**WHAT IS ASKED**
Find the word "matplotlib" in the data. Return every line where it appears.

**INFORMATION SUPPLIED**
/---
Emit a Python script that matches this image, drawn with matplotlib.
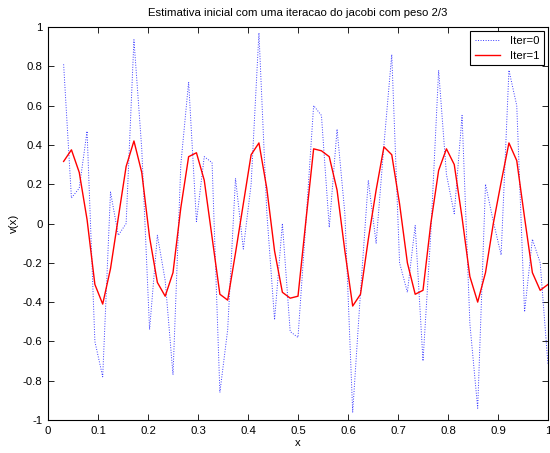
import numpy as np
import matplotlib
matplotlib.use("Agg")
import matplotlib.pyplot as plt

plt.rcParams['font.family'] = ['Liberation Sans', 'DejaVu Sans']

# grid index k -> x = k/64 (k = 2..64)
k_index = list(range(2, 65))

iter0 = [0.81, 0.13, 0.18, 0.47, -0.60, -0.78, 0.16, -0.06, 0.00, 0.935,
         0.38, -0.54, -0.06, -0.29, -0.77, 0.30, 0.72, 0.01, 0.34, 0.31,
         -0.86, -0.54, 0.23, -0.13, 0.20, 0.97, 0.06, -0.49, 0.00, -0.55,
         -0.58, 0.00, 0.60, 0.55, -0.02, 0.48, 0.05, -0.96, -0.35, 0.22,
         -0.10, 0.40, 0.86, -0.20, -0.35, -0.01, -0.70, -0.05, 0.78, 0.25,
         0.05, 0.55, -0.51, -0.94, 0.20, 0.01, -0.16, 0.78, 0.60, -0.45,
         -0.08, -0.20, -0.72]

iter1 = [0.316, 0.375, 0.26, 0.02, -0.31, -0.41, -0.23, 0.03, 0.29, 0.42,
         0.26, -0.07, -0.30, -0.37, -0.25, 0.08, 0.34, 0.36, 0.22, -0.07,
         -0.36, -0.39, -0.15, 0.10, 0.35, 0.41, 0.18, -0.14, -0.35, -0.38,
         -0.37, 0.01, 0.38, 0.37, 0.34, 0.17, -0.14, -0.42, -0.36, -0.08,
         0.17, 0.39, 0.35, 0.10, -0.20, -0.36, -0.34, 0.00, 0.27, 0.38,
         0.30, 0.03, -0.27, -0.40, -0.25, 0.00, 0.21, 0.41, 0.32, 0.03,
         -0.25, -0.34, -0.31]

x = np.array(k_index) / 64.0

xticks = [0, 0.1, 0.2, 0.3, 0.4, 0.5, 0.6, 0.7, 0.8, 0.9, 1]
xticklabels = ['0', '0.1', '0.2', '0.3', '0.4', '0.5', '0.6', '0.7', '0.8', '0.9', '1']
yticks = [-1, -0.8, -0.6, -0.4, -0.2, 0, 0.2, 0.4, 0.6, 0.8, 1]
yticklabels = ['-1', '-0.8', '-0.6', '-0.4', '-0.2', '0',
               '0.2', '0.4', '0.6', '0.8', '1']

fs = 8.2
fig = plt.figure(figsize=(5.5, 4.53), dpi=100)
ax = fig.add_axes([48/550, 33/453, 500/550, 393/453])

ax.plot(x, iter0, linestyle=(0, (1, 1.6)), color='#3a3aff', linewidth=0.7, label='Iter=0')
ax.plot(x, iter1, '-', color='#ff0000', linewidth=1.0, label='Iter=1')

ax.set_xlim(0, 1)
ax.set_ylim(-1, 1)
ax.set_xticks(xticks)
ax.set_xticklabels(xticklabels)
ax.set_yticks(yticks)
ax.set_yticklabels(yticklabels)
ax.tick_params(direction='in', top=True, right=True, labelsize=fs, length=4, width=0.6, pad=4)
for s in ax.spines.values():
    s.set_linewidth(0.8)

ax.set_title('Estimativa inicial com uma iteracao do jacobi com peso 2/3', fontsize=fs, pad=8)
ax.set_xlabel('x', fontsize=fs, labelpad=2)
ax.set_ylabel('v(x)', fontsize=fs, labelpad=3)

leg = ax.legend(loc='upper right', fontsize=fs, frameon=True, fancybox=False,
                edgecolor='black', framealpha=1, borderaxespad=0.35,
                handlelength=2.2, handletextpad=0.9, borderpad=0.4, labelspacing=0.45)
leg.get_frame().set_linewidth(0.8)

fig.savefig('out.png', dpi=100)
\---
**RESPONSE**
Emit a Python script that matches this image, drawn with matplotlib.
import matplotlib
matplotlib.use("Agg")
import matplotlib.pyplot as plt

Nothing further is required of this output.